I agree, although as Jim said I would edit to remove reference to callback. –  JamesC Apr 5 '12 at 9:13
    
Thanks, I have made some extensions. Let me know, if you agree/disagree. –  dma_k Apr 5 '12 at 13:16

It is a valid confusion to have because of the similarities. Both Strategy and Command patterns utilize encapsulation. But that does not make them same.

The key difference is to understand what is encapsulated. The OO principle, both patterns depend on, is Encapsulate what varies.

In case of strategy, what varies is algorithm. For example, one strategy object knows how to output to XML file, while the other outputs to, say, JSON. Different algorithms are kept (encapsulated) in different classes. It is as simple as that.

In case of command, what varies is the request itself. Request may come from File Menu > Delete or Right Click > Context Menu > Delete or Just Delete Button pressed. All three cases can generate 3 command objects of same type. These command objects only represent 3 requests for deletion; not deletion algorithm. Since requests are bunch of objects now, we could manage them easily. Suddenly it become trivial to provide functionality such as undo or redo.

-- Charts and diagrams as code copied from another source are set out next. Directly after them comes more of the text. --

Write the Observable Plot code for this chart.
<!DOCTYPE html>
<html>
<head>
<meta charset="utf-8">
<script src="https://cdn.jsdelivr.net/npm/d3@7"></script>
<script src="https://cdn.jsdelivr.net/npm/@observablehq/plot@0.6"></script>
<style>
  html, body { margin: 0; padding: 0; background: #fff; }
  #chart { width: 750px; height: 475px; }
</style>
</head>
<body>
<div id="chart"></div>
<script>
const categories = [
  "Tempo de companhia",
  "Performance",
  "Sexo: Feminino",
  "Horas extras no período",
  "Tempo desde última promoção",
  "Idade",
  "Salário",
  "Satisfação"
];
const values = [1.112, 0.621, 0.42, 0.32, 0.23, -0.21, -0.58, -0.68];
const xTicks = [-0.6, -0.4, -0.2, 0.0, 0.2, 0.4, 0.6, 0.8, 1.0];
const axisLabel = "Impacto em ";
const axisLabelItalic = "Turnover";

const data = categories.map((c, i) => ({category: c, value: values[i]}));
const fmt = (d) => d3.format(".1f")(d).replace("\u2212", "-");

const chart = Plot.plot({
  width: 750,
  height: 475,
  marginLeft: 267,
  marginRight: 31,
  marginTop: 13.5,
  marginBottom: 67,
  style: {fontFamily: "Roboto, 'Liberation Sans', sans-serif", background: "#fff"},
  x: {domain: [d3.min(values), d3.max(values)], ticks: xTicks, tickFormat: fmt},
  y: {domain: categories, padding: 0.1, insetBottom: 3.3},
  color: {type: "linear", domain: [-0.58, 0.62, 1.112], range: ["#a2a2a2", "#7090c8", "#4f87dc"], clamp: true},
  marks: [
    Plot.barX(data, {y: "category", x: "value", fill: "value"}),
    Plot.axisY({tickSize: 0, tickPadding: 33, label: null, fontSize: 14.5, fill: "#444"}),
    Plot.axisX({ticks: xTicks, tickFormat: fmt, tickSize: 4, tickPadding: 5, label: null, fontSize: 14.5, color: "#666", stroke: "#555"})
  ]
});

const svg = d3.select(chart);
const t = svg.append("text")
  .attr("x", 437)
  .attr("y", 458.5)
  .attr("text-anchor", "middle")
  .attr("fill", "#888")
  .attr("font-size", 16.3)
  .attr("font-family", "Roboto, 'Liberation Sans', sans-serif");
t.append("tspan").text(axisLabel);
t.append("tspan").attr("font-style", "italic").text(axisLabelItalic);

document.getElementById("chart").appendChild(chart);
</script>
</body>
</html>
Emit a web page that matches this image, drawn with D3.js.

It doesn't matter how command implements the requested logic. On calling execute(), it may implement an algorithm to trigger deletion or it can even delegate it to other objects, may even delegate to a strategy. It is only implementation detail of the command pattern. This is why it is named as command though it is not a polite way to request :--)

Contrast it with strategy; this pattern is only concerned with the actual logic that gets executed. If we do that, it helps to achieve different combinations of behaviors with minimal set of classes, thus preventing class explosion.

I think, Command helps us to broaden our understanding of encapsulation while Strategy provides natural use of encapsulation and polymorphism.